Временное устранение от дел старчества в городе (хотя батюшка и писал туда без конца различные ответы) дало ему возможность поближе заняться делами своего маленького, только что зародившегося братства. Батюшка поехал в Загорянское с намерением совершить там постриг нескольких сестер, и первую тут же в июне он постриг Евгению, дав ей в иночестве свое собственное имя.

Как сестры завидовали этой счастливой «японочке»! За что ей такое счастье? Каждая хотела это имя для себя. Ах! детская, детская ревность! Господь ведь знал путь каждого; по мере своего дерзновения к Богу и по мере своего дерзновения о каждой душе знал этот путь и батюшка. И согласно с путем каждого ему определялось и имя. Того заслужила преданная простая душа Евгении — Бог захотел утешить ее, захотел утешить и батюшка.

А в августе, когда батюшка после июля опять приехал на дачу, он постриг и большую Екатерину. Бурная, сильная душа Кати не могла вместить этой радости, она считала себя вполне недостойной этого великого чина. Она в волнении несколько раз обегала кругом дачки, пока наконец успокоилась, смирилась, покорилась и хотя продолжала признавать себя недостойной, но, отвергая свой разум, умолкла, как несмысленная. Зато и получила она великое имя отца иноков, преподобного Сергия Радонежского, которого батюшка любил живой, слезной любовью. Мать Сергия еще и после пострига пыталась волноваться и выражать свое недостоинство, но это было радостное волнение, проявление благородной, уничижающей себя души.

В свободные дни на загорянскую дачу приезжали близкие сестры батюшки, приезжали иногда и послушники. Дольше других жила и отдыхала здесь в тишине мать Олимпиада. Она тоже утихла, умирилась душою, обрела под покровом мудрой и тихой любви батюшки свой мир и покой. Читая жития святых во время трапезы, батюшка иногда намекал матери Олимпиаде на то, как долго она противилась избрать иное житие, тогда как это житие было ее призванием. Отрываясь от клироса, ненадолго приезжала и мать Евпраксия. В то время певчие разучивали антифоны, и чудные их напевы подолгу звучали в вечереющем воздухе маленьких уютных комнат.

Здесь же, в этом тихом загорянском домике над молчаливой, как бы застывшей заводью, батюшка начал готовить к иночеству и Валерию. Она к тому времени закончила высшее образование и уже работала, правда, в скромной должности. Здесь, в Загорянском, батюшка дал ей читать отрывки из жизни пустынников в Рославльских лесах, особо указывая на жизнь любимого им игумена Антония Малоярославецкого.
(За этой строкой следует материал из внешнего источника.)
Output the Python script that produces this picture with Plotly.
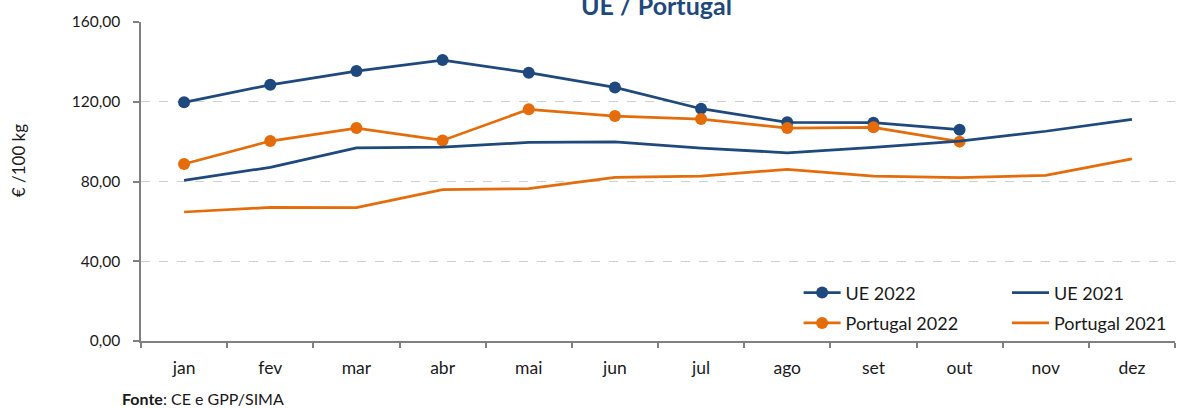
import plotly.graph_objects as go

months = ["jan", "fev", "mar", "abr", "mai", "jun", "jul", "ago", "set", "out", "nov", "dez"]
ue_2022 = [119.7, 128.5, 135.4, 140.9, 134.6, 127.2, 116.5, 109.7, 109.5, 106.0]
ue_2021 = [80.6, 87.1, 96.9, 97.3, 99.6, 99.9, 96.8, 94.4, 97.1, 100.3, 105.2, 111.2]
pt_2022 = [88.8, 100.3, 106.8, 100.6, 116.2, 112.8, 111.3, 106.8, 107.2, 100.0]
pt_2021 = [64.7, 67.0, 66.9, 75.9, 76.4, 82.1, 82.7, 86.1, 82.7, 81.9, 83.1, 91.3]
y_ticks = [0, 40, 80, 120, 160]

BLUE = "#1F497D"
ORANGE = "#E46C0A"
FONT = "Lato"
TXT = "#1a1a1a"

fig = go.Figure()
fig.add_trace(go.Scatter(x=months[:len(ue_2022)], y=ue_2022, name="UE 2022", mode="lines+markers",
                         line=dict(color=BLUE, width=2.75), marker=dict(size=12, color=BLUE),
                         legend="legend", legendgroup="a"))
fig.add_trace(go.Scatter(x=months[:len(pt_2022)], y=pt_2022, name="Portugal 2022", mode="lines+markers",
                         line=dict(color=ORANGE, width=2.75), marker=dict(size=12, color=ORANGE),
                         legend="legend", legendgroup="b"))
fig.add_trace(go.Scatter(x=months, y=ue_2021, name="UE 2021", mode="lines",
                         line=dict(color=BLUE, width=2.75),
                         legend="legend2", legendgroup="c"))
fig.add_trace(go.Scatter(x=months, y=pt_2021, name="Portugal 2021", mode="lines",
                         line=dict(color=ORANGE, width=2.75),
                         legend="legend2", legendgroup="d"))

legend_common = dict(
    font=dict(family=FONT, size=18, color=TXT),
    itemwidth=37, tracegroupgap=4, bgcolor="rgba(0,0,0,0)",
    yanchor="top", xanchor="left", orientation="v",
)

fig.update_layout(
    width=1181, height=408,
    margin=dict(l=141, r=6, t=22, b=67),
    paper_bgcolor="white", plot_bgcolor="white",
    font=dict(family=FONT, size=17, color=TXT),
    separators=",.",
    title=dict(text="<b>UE / Portugal</b>", x=0.4985, xref="paper", xanchor="center",
               y=0.985, yanchor="middle", font=dict(family=FONT, size=25, color=BLUE)),
    showlegend=True,
    legend=dict(x=0.636, y=0.2088, **legend_common),
    legend2=dict(x=0.8375, y=0.2088, **legend_common),
    xaxis=dict(
        type="category", categoryorder="array", categoryarray=months,
        range=[-0.5, 11.5], showgrid=False, tickson="boundaries",
        ticks="outside", ticklen=5, tickcolor="#808080", tickwidth=1.5,
        showline=True, linecolor="#808080", linewidth=1.5,
        ticklabelstandoff=10, tickfont=dict(family=FONT, size=17.5, color=TXT),
    ),
    yaxis=dict(
        range=[0, 160], tickvals=y_ticks, tickformat=".2f",
        showgrid=True, gridcolor="#D0D0D0", griddash="dash", gridwidth=1,
        zeroline=False, ticks="outside", ticklen=6, tickcolor="#808080", tickwidth=1.5,
        showline=True, linecolor="#808080", linewidth=1.5,
        ticklabelstandoff=10, tickfont=dict(family=FONT, size=15.5, color=TXT),
    ),
    annotations=[
        dict(text="€ /100 kg", xref="paper", yref="paper", x=-0.1185, y=0.565,
             xanchor="center", yanchor="middle", textangle=-90, showarrow=False,
             font=dict(family=FONT, size=17, color=TXT)),
        dict(text="<b>Fonte</b>: CE e GPP/SIMA", xref="paper", yref="paper", x=-0.0203, y=-0.18,
             xanchor="left", yanchor="middle", showarrow=False,
             font=dict(family=FONT, size=16, color=TXT)),
    ],
)

fig.write_html("out.html", config={"displayModeBar": False},
               post_script="document.body.style.margin='0';document.body.style.overflow='hidden';")
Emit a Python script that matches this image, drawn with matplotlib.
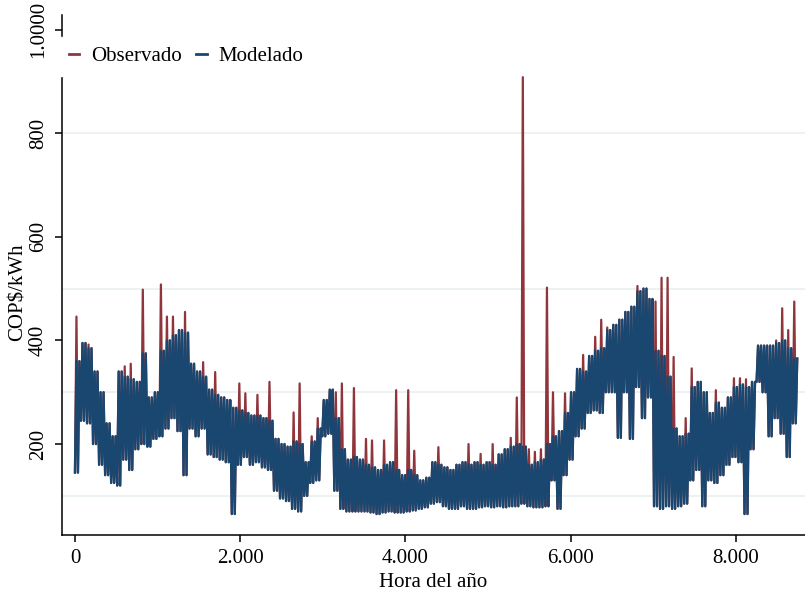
import numpy as np
import matplotlib
matplotlib.use("Agg")
import matplotlib.pyplot as plt

# Precio horario, leido del grafico en bloques de 73 horas (120 bloques = 8760 h)
# para cada bloque: minimo y maximo del modelado, maximo del observado
BLOCK_HOURS = 73
mod_low = [145, 245, 240, 200, 160, 140, 125, 120, 170, 150,
           190, 200, 195, 210, 215, 230, 250, 225, 140, 230,
           215, 230, 180, 175, 170, 165, 65, 160, 175, 160,
           165, 155, 150, 110, 95, 90, 75, 70, 100, 125,
           130, 215, 220, 110, 75, 70, 70, 70, 70, 68,
           65, 68, 70, 68, 68, 70, 72, 75, 78, 85,
           88, 80, 75, 75, 80, 75, 75, 78, 80, 78,
           80, 78, 80, 80, 85, 80, 78, 78, 80, 130,
           75, 140, 170, 215, 230, 260, 265, 260, 300, 300,
           212, 300, 210, 310, 250, 290, 80, 75, 80, 75,
           80, 85, 130, 150, 80, 130, 125, 140, 160, 175,
           165, 65, 190, 320, 300, 215, 250, 220, 175, 240]
mod_high = [360, 395, 385, 340, 300, 240, 215, 340, 330, 325,
            320, 375, 290, 300, 380, 400, 410, 420, 415, 355,
            340, 330, 305, 295, 290, 285, 270, 265, 260, 255,
            255, 250, 245, 210, 200, 195, 205, 200, 165, 205,
            230, 285, 305, 250, 190, 170, 175, 170, 160, 155,
            150, 160, 165, 150, 140, 150, 140, 130, 135, 165,
            160, 155, 150, 160, 165, 160, 165, 160, 165, 160,
            180, 190, 195, 200, 195, 160, 165, 170, 200, 215,
            225, 260, 300, 345, 340, 370, 380, 385, 420, 430,
            440, 455, 465, 495, 500, 480, 380, 370, 330, 230,
            215, 220, 310, 320, 300, 260, 280, 270, 290, 310,
            315, 310, 320, 390, 390, 390, 395, 400, 385, 365]
obs_high = [446, 395, 392, 340, 300, 240, 215, 340, 350, 355,
            320, 498, 290, 300, 508, 446, 446, 420, 455, 355,
            340, 358, 305, 339, 290, 285, 270, 317, 298, 255,
            295, 250, 320, 210, 200, 195, 261, 317, 165, 215,
            250, 285, 305, 300, 317, 170, 308, 170, 210, 207,
            150, 207, 165, 304, 140, 304, 187, 130, 135, 165,
            194, 155, 150, 160, 165, 200, 165, 181, 165, 200,
            180, 190, 212, 290, 908, 190, 185, 190, 502, 300,
            225, 298, 300, 345, 372, 370, 407, 440, 425, 430,
            440, 455, 465, 505, 500, 480, 475, 521, 521, 368,
            215, 250, 346, 320, 300, 260, 304, 270, 290, 327,
            327, 325, 320, 390, 390, 390, 400, 462, 420, 475]

x_ticks = [0, 2000, 4000, 6000, 8000]
x_labels = ["0", "2.000", "4.000", "6.000", "8.000"]
y_ticks = [200, 400, 600, 800, 1000]
y_labels = ["200", "400", "600", "800", "1.0000"]
y_grid = [100, 300, 500, 800]

RED = "#90353B"
NAVY = "#1A476F"


def block_series(low, peak, high):
    # four strokes per block: low, peak, low, high (hour offsets 0/18/36/54)
    start = np.arange(len(low)) * BLOCK_HOURS
    step = BLOCK_HOURS // 4
    hours = np.column_stack([start, start + step, start + 2 * step, start + 3 * step]).ravel()
    vals = np.column_stack([low, peak, low, high]).ravel()
    return hours, vals


def main():
    plt.rcParams["font.family"] = ["Liberation Serif", "DejaVu Serif"]
    plt.rcParams["font.size"] = 15

    fig = plt.figure(figsize=(8.05, 5.97), dpi=100)
    ax = fig.add_axes([62 / 805, 1 - 535 / 597, 1 - 62 / 805, 520 / 597])

    for g in y_grid:
        ax.axhline(g, color="#EAF0F1", lw=1.3, zorder=0)

    h_obs, v_obs = block_series(mod_low, obs_high, mod_high)
    h_mod, v_mod = block_series(mod_low, mod_high, mod_high)
    ax.plot(h_obs, v_obs, color=RED, lw=1.6, label="Observado", zorder=2)
    ax.plot(h_mod, v_mod, color=NAVY, lw=1.7, label="Modelado", zorder=3)

    ax.set_xlim(-157, 8835)
    ax.set_ylim(24.5, 1028)

    ax.set_xticks(x_ticks)
    ax.set_xticklabels(x_labels)
    ax.set_yticks(y_ticks)
    ax.set_yticklabels(y_labels, rotation=90, va="center")
    ax.tick_params(direction="out", length=5, width=1.1, pad=5, colors="black")

    for side in ["top", "right"]:
        ax.spines[side].set_visible(False)
    for side in ["left", "bottom"]:
        ax.spines[side].set_linewidth(1.1)

    ax.set_xlabel("Hora del año", labelpad=4)
    ax.set_ylabel("COP\\$/kWh")
    ax.yaxis.set_label_coords(-0.046, 0.467)

    # white legend box hides a piece of the y axis, as in the original
    leg = ax.legend(loc="upper left", bbox_to_anchor=(-0.004, 0.958), ncol=2,
                    frameon=True, fancybox=False, framealpha=1,
                    facecolor="white", edgecolor="white",
                    handlelength=0.5, handletextpad=0.55, columnspacing=0.7,
                    borderpad=0.48, borderaxespad=0)
    for line in leg.get_lines():
        line.set_linewidth(2)

    fig.savefig("out.png", dpi=100)


if __name__ == "__main__":
    main()
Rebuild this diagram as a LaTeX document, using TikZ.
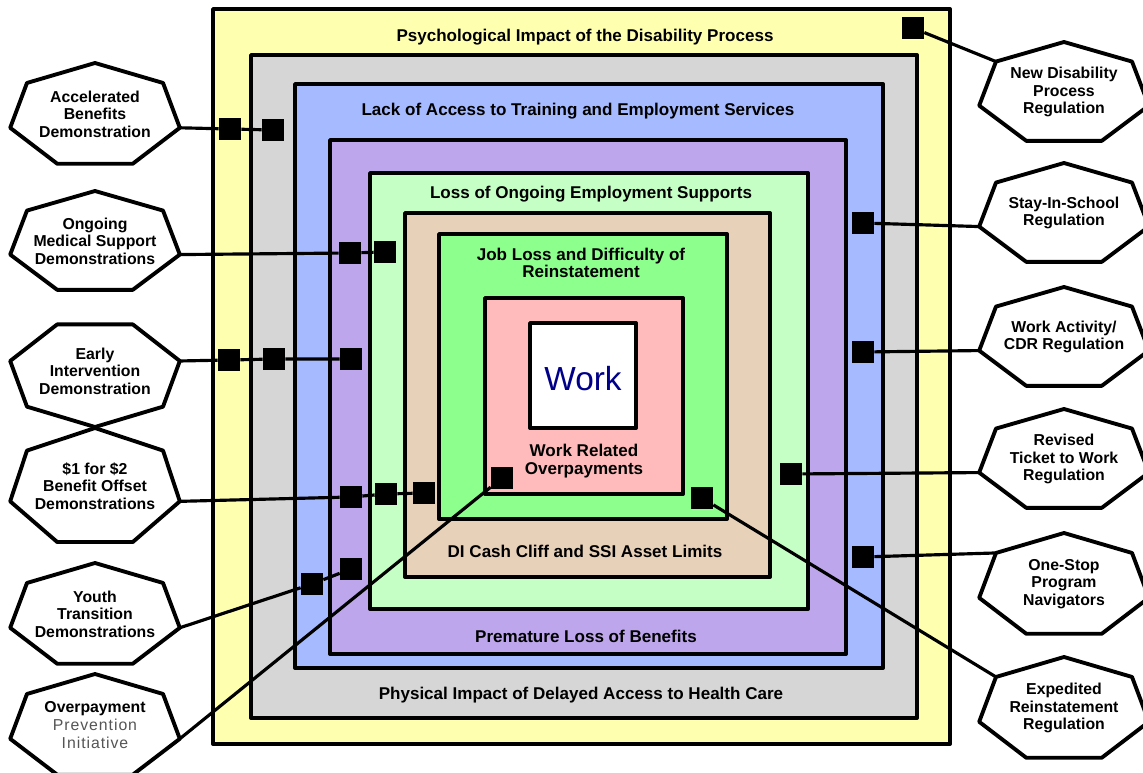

Сюда Валерия приезжала и поздней осенью, в октябре, когда уже в холодеющем воздухе вечера батюшка давал ей указания о том, что надо нести свою работу как послушание, трудясь всегда как бы перед лицом Божиим.

Лето кончалось, но здесь среди некоторых духовных возникла мысль, не остаться ли батюшке по болезни вот так навсегда в загородной тишине, чтобы не расточать своих слабых сил, а напротив, поддержать их. Каким гневом обрушился на это предложение Владыка! Он доказывал, что батюшка только начал, а никак еще не докончил дело своего старчествования, он с жаром писал о том, как заждался батюшку народ в городе, каким это будет большим горем для образовавшейся уже паствы. Он клеймил имена тех, кому пришло в голову подобное предположение. Он, обращаясь к ним с Евангельскими словами, восклицал: Иди за мною, сатано… Яко не мыслиши яже суть Божия, но яже человеческа (Мф 16:23; Мк 8:33). Батюшка и сам так не думал, несмотря на то что болезнь стала все больше и больше сковывать его. Тем более для него было беспрекословным решение Владыки, без благословения которого он не делал ни одного шага.

В конце октября батюшка вернулся в Москву.